The fact that you can isolate it into a ball and observer shows that they are 2 systems/objects.
This means that you can have 1 apply a force to the other and move both.
Any "system" can typically be broken down into multiple smaller "systems".
You can isolate the ball and the observer as 2 systems. You can further divide the ball into its various parts, all the way down to the atoms and even smaller parts.
You can also go the other way and combine small systems into a larger one, such as combing it into a system containing everything on Earth, or even the entire universe.

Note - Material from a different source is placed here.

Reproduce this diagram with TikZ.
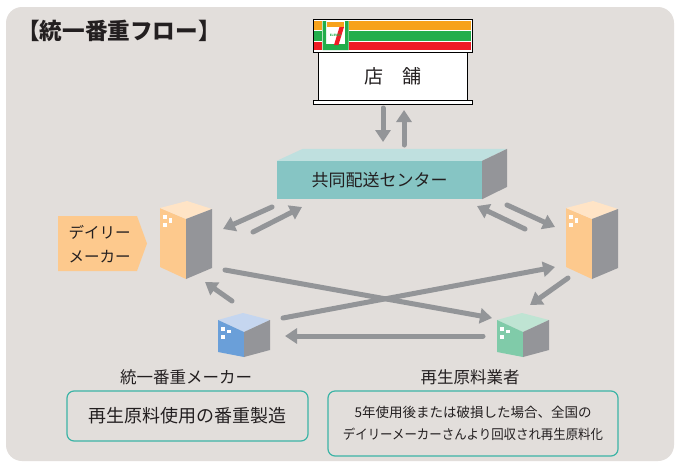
\documentclass[tikz,border=0pt]{standalone}
\usepackage{fontspec}
\setmainfont{Noto Sans CJK JP}
\usetikzlibrary{arrows.meta}

\definecolor{panel}{HTML}{E2DEDB}
\definecolor{arrowgray}{HTML}{939598}
\definecolor{sidegray}{HTML}{949599}
\definecolor{ink}{HTML}{231F20}
\definecolor{tealfront}{HTML}{86C5C4}
\definecolor{tealtop}{HTML}{BFE0DF}
\definecolor{peachfront}{HTML}{FDC98D}
\definecolor{peachtop}{HTML}{FFE4C6}
\definecolor{bluefront}{HTML}{6A9FD9}
\definecolor{bluetop}{HTML}{C5D6EF}
\definecolor{greenfront}{HTML}{80CBA9}
\definecolor{greentop}{HTML}{BFE4D3}
\definecolor{noteteal}{HTML}{3CB4A6}
\definecolor{sevenorange}{HTML}{F7A21B}
\definecolor{sevengreen}{HTML}{22AE4B}
\definecolor{sevenred}{HTML}{EE1C25}

\begin{document}
\begin{tikzpicture}[x=1pt,y=-1pt,
  flow/.style={line width=5pt, draw=arrowgray, line cap=round,
    -{Triangle[length=12pt,width=15pt]}},
  jtext/.style={text=ink, inner sep=0pt},
  note/.style={draw=noteteal, line width=1.2pt, rounded corners=7pt, fill=panel},
  win/.style={fill=white}]
\useasboundingbox (0,0) rectangle (676,463);
\fill[white] (0,0) rectangle (676,463);
\fill[panel, rounded corners=16pt] (6,7) rectangle (674,461);

% heading
\node[jtext, anchor=west, font=\fontsize{22.6}{25}\selectfont\bfseries] (title) at (17,31) {【統一番重フロー】};

% ---------- store ----------
\draw[line width=0.8pt, fill=white] (313,19) rectangle (472,52);
\fill[sevenorange] (314,21) rectangle (471,29.5);
\fill[sevengreen] (314,31) rectangle (471,40.5);
\fill[sevenred] (314,42) rectangle (471,50);
% shop logo
\fill[white] (322,20) rectangle (349,51);
\fill[sevengreen] (322.5,21) -- (326,21) -- (326,44) -- (345,44) -- (345,21) -- (348.5,21) -- (348.5,50) -- (322.5,50) -- cycle;
\fill[sevenorange] (327,22) rectangle (344,27);
\fill[sevenred] (339.5,27) -- (344,27) -- (338.5,45) -- (334,45) -- cycle;
\node[inner sep=0pt, text=sevengreen, font=\fontsize{3}{3}\selectfont\bfseries] (logo) at (335.5,35) {ELEVEn};
\node[draw=black, line width=0.8pt, fill=white, minimum width=149pt, minimum height=48pt,
      text=ink, font=\fontsize{19}{20}\selectfont] (store) at (392.5,76) {店　舗};
\draw[line width=0.8pt, fill=white] (313,100) rectangle (472,104) coordinate (storebase);

% ---------- distribution centre ----------
\node[fill=tealfront, minimum width=205pt, minimum height=38pt, inner sep=0pt,
      text=ink, font=\fontsize{17}{19}\selectfont] (center) at (379.5,180) {共同配送センター};
\fill[tealtop] (center.north west) -- ++(26,-12) -- ++(204,0) -- (center.north east) -- cycle;
\fill[sidegray] (center.north east) -- ++(25,-12) -- ++(0,38) -- (center.south east) -- cycle;

% ---------- daily makers (towers) ----------
\foreach \dx/\nm in {0/dailyL, 406/dailyR}{
  \begin{scope}[shift={(\dx,0)}]
    \fill[peachfront] (160,208) -- (186,219) -- (186,279) -- (160,267) -- cycle;
    \fill[peachtop] (160,208) -- (187,201) -- (212,209) -- (186,219) -- cycle;
    \fill[sidegray] (186,219) -- (212,209) -- (212,268) -- (186,279) -- cycle;
    \fill[win] (163.3,215) rectangle (167,219);
    \fill[win] (168.5,218) rectangle (172,222.5);
    \fill[win] (163.3,223) rectangle (167,227);
    \coordinate (\nm) at (186,240);
  \end{scope}
}

% label tag
\fill[peachfront] (58,216) -- (137,216) -- (147,243.5) -- (137,271) -- (58,271) -- cycle;
\node[jtext, align=left, font=\fontsize{15.5}{24}\selectfont] (taglabel) at (99.5,244) {デイリー\\メーカー};

% ---------- crate maker (blue) and recycler (green) ----------
\foreach \dx/\ft/\tp/\nm in {0/bluefront/bluetop/crate, 279/greenfront/greentop/recycler}{
  \begin{scope}[shift={(\dx,0)}]
    \fill[\tp] (218,320) -- (243,313) -- (270,320) -- (244,332) -- cycle;
    \fill[\ft] (218,320) -- (244,332) -- (244,357) -- (218,352) -- cycle;
    \fill[sidegray] (244,332) -- (270,320) -- (270,350) -- (244,357) -- cycle;
    \fill[win] (221,327) rectangle (224.5,330.5);
    \fill[win] (227,329.5) rectangle (230.5,333);
    \fill[win] (221,335) rectangle (224.5,338.5);
    \coordinate (\nm) at (244,335);
  \end{scope}
}

\node[jtext, font=\fontsize{16.5}{18}\selectfont] (crateName) at (186,377) {統一番重メーカー};
\node[jtext, font=\fontsize{16.5}{18}\selectfont] (recyclerName) at (470,377) {再生原料業者};

\node[note, minimum width=241pt, minimum height=50pt] (crateNote) at (187.5,416) {};
\node[jtext, font=\fontsize{18}{20}\selectfont] at (crateNote) {再生原料使用の番重製造};

\node[note, minimum width=290pt, minimum height=65pt] (recNote) at (473,423.5) {};
\node[jtext, align=center, font=\fontsize{13.5}{22}\selectfont] at (recNote) {5年使用後または破損した場合、全国の\\\scalebox{0.92}[1]{デイリーメーカーさんより回収され再生原料化}};

% ---------- flows ----------
\coordinate (sA) at (383,108);  \coordinate (cA) at (383,142);
\coordinate (cB) at (404,145);  \coordinate (sB) at (404,110);
\draw[flow] (sA) -- (cA);
\draw[flow] (cB) -- (sB);

\coordinate (c1) at (272,207);  \coordinate (l1) at (223,229);
\coordinate (l2) at (253,232);  \coordinate (c2) at (302,207);
\draw[flow] (c1) -- (l1);
\draw[flow] (l2) -- (c2);

\coordinate (r1) at (525,229);  \coordinate (c3) at (477,206);
\coordinate (c4) at (507,205);  \coordinate (r2) at (555,227);
\draw[flow] (r1) -- (c3);
\draw[flow] (c4) -- (r2);

\coordinate (l3) at (225,270);  \coordinate (g1) at (492,318);
\coordinate (b1) at (283,318);  \coordinate (r3) at (555,267);
\draw[flow] (l3) -- (g1);
\draw[flow] (b1) -- (r3);

\coordinate (g2) at (483,336);  \coordinate (b2) at (285,336);
\draw[flow] (g2) -- (b2);

\coordinate (b3) at (232,301);  \coordinate (l4) at (205,282);
\draw[flow] (b3) -- (l4);

\coordinate (r4) at (568,278);  \coordinate (g3) at (530,305);
\draw[flow] (r4) -- (g3);
\end{tikzpicture}
\end{document}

If that nonsense was correct, nothing would ever be able to move as you would always be able to combine the object being accelerated and the object applying the force into a single system.
What you need something external for is to accelerate the centre of mass of the system.
If you don't have any external force, the centre of the mass needs to remain moving at a constant rate (which can be 0).
2. Connected to #1, in order for the "ejected mass"
And thus still just as broken, and in fact, even helps to show how broken it is.
The fact that you can eject mass, shows #1 is pure nonsense.
Ejecting that mass requires applying a force to accelerate it and thus will result in a force being applied back to whatever object did the acceleration.
I am not saying that the reasonings or rationales are flawless, but they exist and are somewhat defensible.
They are indefensible, at least if you require defensible to be rational and honest and not just ignore the evidence available on a daily basis that shows it is wrong.
And you have the problem of those same kind of people rejecting the existence of a vacuum and instead claiming that there will always be some air and that allows it to act as if it was just a normal atmosphere.
For many objects, that is true - they fall much the same in partial vacuum (the best we can do, and likely - can be achieved even in theory) and normal atmospheric conditions. However, just because we can't get rid of absolutely every last bit of air in a vacuum chamber, doesn't mean we can't learn a lot about that air's influence by altering the amount!
That is ignored by people like Skepti. They come up with all sorts of excuses for why changing the amount of air not affecting something not refuting the air being the cause.
Even ignoring the fact that things weigh more in a vacuum due to the lack of buoyant force as if it doesn't refute the idea that air causes weight.
I do not have a demonstration of recoil not existing in a vacuum, though there are some compelling arguments / reasonings from some in regards to chemical rockets along these lines.
Again, care to provide any? Because I am yet to hear of any compelling arguments or reasoning to show that. Instead I just see repeated assertions which cannot be defended in any way.
Vapor pressure is important for combustion
Which is an entirely separate argument to recoil.
I thought it would be trivial to find such a video demonstration, but alas. Do you know of one?
I provided one showing inertia in a vacuum.
They certainly could dismiss anything, but I don't think that is what scepti is doing.
Then you should go look at the other threads, where he dismisses photographic evidence as fake merely because it shows he is wrong.
He then uses whatever excuse he can to either ignore or dismiss logical arguments which show he is wrong.
scepti's position isn't really intelligible without this common posit).
No need to add in a "without" qualifier.